## WHAT TO DO
The lines from the top of the material below through the line containing "19, 18, 18, 17, 17, 16, 16, 15, 15, 320]" are to be printed exactly, with pictures omitted.
====== DATA ======
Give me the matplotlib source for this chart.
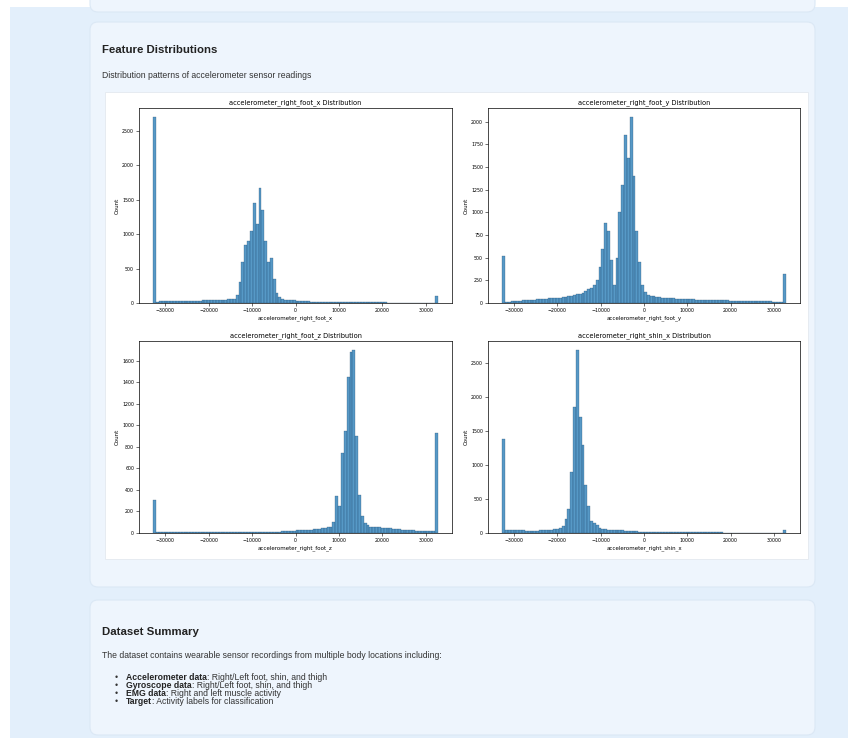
import numpy as np
import matplotlib
matplotlib.use("Agg")
import matplotlib.pyplot as plt
from matplotlib.patches import FancyBboxPatch, Rectangle
from matplotlib.ticker import MultipleLocator

# ---------------- data ----------------
features = ["accelerometer_right_foot_x", "accelerometer_right_foot_y",
            "accelerometer_right_foot_z", "accelerometer_right_shin_x"]

bin_lo, bin_hi, n_bins = -32768, 32767, 100

counts_foot_x = [
    2700, 20, 22, 22, 25, 25, 25, 28, 28, 30,
    30, 30, 32, 32, 35, 35, 35, 38, 38, 40,
    40, 42, 45, 45, 48, 50, 52, 55, 60, 120,
    300, 600, 850, 900, 1050, 1450, 1150, 1670, 1350, 900,
    600, 650, 350, 150, 80, 60, 50, 45, 40, 40,
    35, 30, 30, 25, 25, 20, 18, 16, 15, 15,
    14, 14, 13, 13, 12, 12, 12, 11, 11, 10,
    10, 10, 10, 9, 9, 9, 9, 8, 8, 8,
    8, 8, 7, 7, 7, 7, 7, 6, 6, 6,
    6, 6, 6, 6, 5, 5, 5, 5, 5, 100]

counts_foot_y = [
    520, 15, 15, 20, 20, 25, 25, 30, 30, 35,
    35, 35, 40, 40, 45, 45, 50, 50, 55, 60,
    60, 65, 70, 75, 80, 90, 95, 100, 110, 130,
    150, 170, 200, 250, 400, 600, 880, 800, 470, 200,
    500, 1000, 1300, 1850, 1600, 2050, 1400, 800, 450, 200,
    120, 90, 80, 75, 70, 65, 60, 55, 55, 50,
    50, 48, 46, 45, 44, 42, 40, 40, 38, 37,
    36, 35, 34, 33, 32, 31, 30, 30, 29, 28,
    27, 26, 25, 25, 24, 23, 22, 21, 20, 20,
    19, 18, 18, 17, 17, 16, 16, 15, 15, 320]

counts_foot_z = [
    310, 5, 5, 5, 5, 5, 5, 5, 5, 5,
    6, 6, 6, 6, 6, 6, 6, 6, 6, 6,
    7, 7, 7, 7, 7, 7, 7, 8, 8, 8,
    8, 8, 8, 9, 9, 9, 9, 9, 10, 10,
    10, 10, 10, 12, 12, 15, 15, 18, 20, 22,
    25, 25, 28, 30, 30, 32, 35, 38, 40, 45,
    50, 55, 60, 100, 340, 250, 745, 950, 1450, 1680,
    1700, 900, 350, 160, 90, 70, 60, 58, 55, 52,
    50, 48, 45, 42, 40, 38, 35, 32, 30, 28,
    26, 24, 22, 20, 18, 17, 16, 15, 15, 930]

counts_shin_x = [
    1390, 45, 45, 42, 40, 40, 38, 38, 36, 35,
    35, 35, 35, 38, 40, 42, 45, 50, 55, 60,
    70, 100, 200, 350, 900, 1850, 2690, 1700, 1300, 700,
    400, 180, 150, 120, 70, 60, 55, 50, 48, 45,
    42, 40, 38, 35, 32, 30, 28, 25, 22, 20,
    20, 18, 18, 17, 17, 16, 16, 15, 15, 14,
    14, 13, 13, 12, 12, 12, 11, 11, 10, 10,
    10, 9, 9, 9, 8, 8, 8, 8, 7, 7,
    7, 7, 6, 6, 6, 6, 6, 6, 5, 5,
    5, 5, 5, 5, 5, 5, 5, 5, 5, 50]

all_counts = [counts_foot_x, counts_foot_y, counts_foot_z, counts_shin_x]
y_steps = [500, 250, 200, 500]

page_title = "Feature Distributions"
page_subtitle = "Distribution patterns of accelerometer sensor readings"
summary_title = "Dataset Summary"
summary_intro = ("The dataset contains wearable sensor recordings from multiple "
                 "body locations including:")
summary_bold = ["Accelerometer data", "Gyroscope data", "EMG data", "Target"]
summary_rest = [": Right/Left foot, shin, and thigh",
                ": Right/Left foot, shin, and thigh",
                ": Right and left muscle activity",
                ": Activity labels for classification"]

# ---------------- figure ----------------
W, H = 848, 738
fig = plt.figure(figsize=(W / 100, H / 100), dpi=100)
fig.patch.set_facecolor("white")

bg = fig.add_axes([0, 0, 1, 1])
bg.set_xlim(0, W)
bg.set_ylim(H, 0)
bg.axis("off")
bg.set_zorder(-5)

PAGE_FONT = ["Liberation Sans", "DejaVu Sans"]
CARD = "#eef5fd"
CARD_EDGE = "#dbe8f5"

bg.add_patch(Rectangle((10, 7), W - 10, H - 7, facecolor="#e3effb",
                       edgecolor="none"))
bg.add_patch(FancyBboxPatch((90, -20), 725, 32,
                            boxstyle="round,pad=0,rounding_size=8",
                            facecolor=CARD, edgecolor=CARD_EDGE, lw=0.8))
bg.add_patch(FancyBboxPatch((90, 22), 725, 565,
                            boxstyle="round,pad=0,rounding_size=8",
                            facecolor=CARD, edgecolor=CARD_EDGE, lw=0.8))
bg.add_patch(FancyBboxPatch((90, 600), 725, 135,
                            boxstyle="round,pad=0,rounding_size=8",
                            facecolor=CARD, edgecolor=CARD_EDGE, lw=0.8))
bg.add_patch(Rectangle((105, 92), 703, 467, facecolor="white",
                       edgecolor="#e4e9ef", lw=0.6))

bg.text(102, 50, page_title, fontsize=8.2, fontweight="bold",
        family=PAGE_FONT, color="#222222", va="center", ha="left")
bg.text(102, 75, page_subtitle, fontsize=6.2, family=PAGE_FONT,
        color="#333333", va="center", ha="left")

bg.text(102, 632, summary_title, fontsize=8.2, fontweight="bold",
        family=PAGE_FONT, color="#222222", va="center", ha="left")
bg.text(102, 655, summary_intro, fontsize=6.2, family=PAGE_FONT,
        color="#333333", va="center", ha="left")

fig.canvas.draw()
renderer = fig.canvas.get_renderer()
bullet_y = [677, 686, 694, 702]
for yy, b, r in zip(bullet_y, summary_bold, summary_rest):
    bg.text(115, yy, "\u2022", fontsize=6.2, family=PAGE_FONT,
            color="#333333", va="center", ha="left")
    tb = bg.text(126, yy, b, fontsize=6.2, fontweight="bold",
                 family=PAGE_FONT, color="#222222", va="center", ha="left")
    ext = tb.get_window_extent(renderer=renderer)
    x_end = bg.transData.inverted().transform((ext.x1, ext.y0))[0]
    bg.text(x_end, yy, r, fontsize=6.2, family=PAGE_FONT,
            color="#333333", va="center", ha="left")

boxes = [(139, 108, 452, 303), (488, 108, 800, 303),
         (139, 341, 452, 533), (488, 341, 800, 533)]

edges = np.linspace(bin_lo, bin_hi, n_bins + 1)
centers = (edges[:-1] + edges[1:]) / 2

for feat, counts, step, (l, t, r, b) in zip(features, all_counts, y_steps, boxes):
    ax = fig.add_axes([l / W, 1 - b / H, (r - l) / W, (b - t) / H])
    ax.hist(centers, bins=edges, weights=counts,
            facecolor=(0.122, 0.467, 0.706, 0.75),
            edgecolor=(0.10, 0.25, 0.40, 0.6), linewidth=0.3)
    ax.set_title(f"{feat} Distribution", fontsize=4.8, pad=2.5)
    ax.set_xlabel(feat, fontsize=4, labelpad=1.5)
    ax.set_ylabel("Count", fontsize=4, labelpad=1.5)
    ax.tick_params(labelsize=3.4, length=2, width=0.4, pad=1.5)
    ax.yaxis.set_major_locator(MultipleLocator(step))
    ax.xaxis.set_major_locator(MultipleLocator(10000))
    for s in ax.spines.values():
        s.set_linewidth(0.5)

fig.savefig("out.png", dpi=100)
======
## SOLUTION TO THIS EXERCISE
Give me the matplotlib source for this chart.
import numpy as np
import matplotlib
matplotlib.use("Agg")
import matplotlib.pyplot as plt
from matplotlib.patches import FancyBboxPatch, Rectangle
from matplotlib.ticker import MultipleLocator

# ---------------- data ----------------
features = ["accelerometer_right_foot_x", "accelerometer_right_foot_y",
            "accelerometer_right_foot_z", "accelerometer_right_shin_x"]

bin_lo, bin_hi, n_bins = -32768, 32767, 100

counts_foot_x = [
    2700, 20, 22, 22, 25, 25, 25, 28, 28, 30,
    30, 30, 32, 32, 35, 35, 35, 38, 38, 40,
    40, 42, 45, 45, 48, 50, 52, 55, 60, 120,
    300, 600, 850, 900, 1050, 1450, 1150, 1670, 1350, 900,
    600, 650, 350, 150, 80, 60, 50, 45, 40, 40,
    35, 30, 30, 25, 25, 20, 18, 16, 15, 15,
    14, 14, 13, 13, 12, 12, 12, 11, 11, 10,
    10, 10, 10, 9, 9, 9, 9, 8, 8, 8,
    8, 8, 7, 7, 7, 7, 7, 6, 6, 6,
    6, 6, 6, 6, 5, 5, 5, 5, 5, 100]

counts_foot_y = [
    520, 15, 15, 20, 20, 25, 25, 30, 30, 35,
    35, 35, 40, 40, 45, 45, 50, 50, 55, 60,
    60, 65, 70, 75, 80, 90, 95, 100, 110, 130,
    150, 170, 200, 250, 400, 600, 880, 800, 470, 200,
    500, 1000, 1300, 1850, 1600, 2050, 1400, 800, 450, 200,
    120, 90, 80, 75, 70, 65, 60, 55, 55, 50,
    50, 48, 46, 45, 44, 42, 40, 40, 38, 37,
    36, 35, 34, 33, 32, 31, 30, 30, 29, 28,
    27, 26, 25, 25, 24, 23, 22, 21, 20, 20,
    19, 18, 18, 17, 17, 16, 16, 15, 15, 320]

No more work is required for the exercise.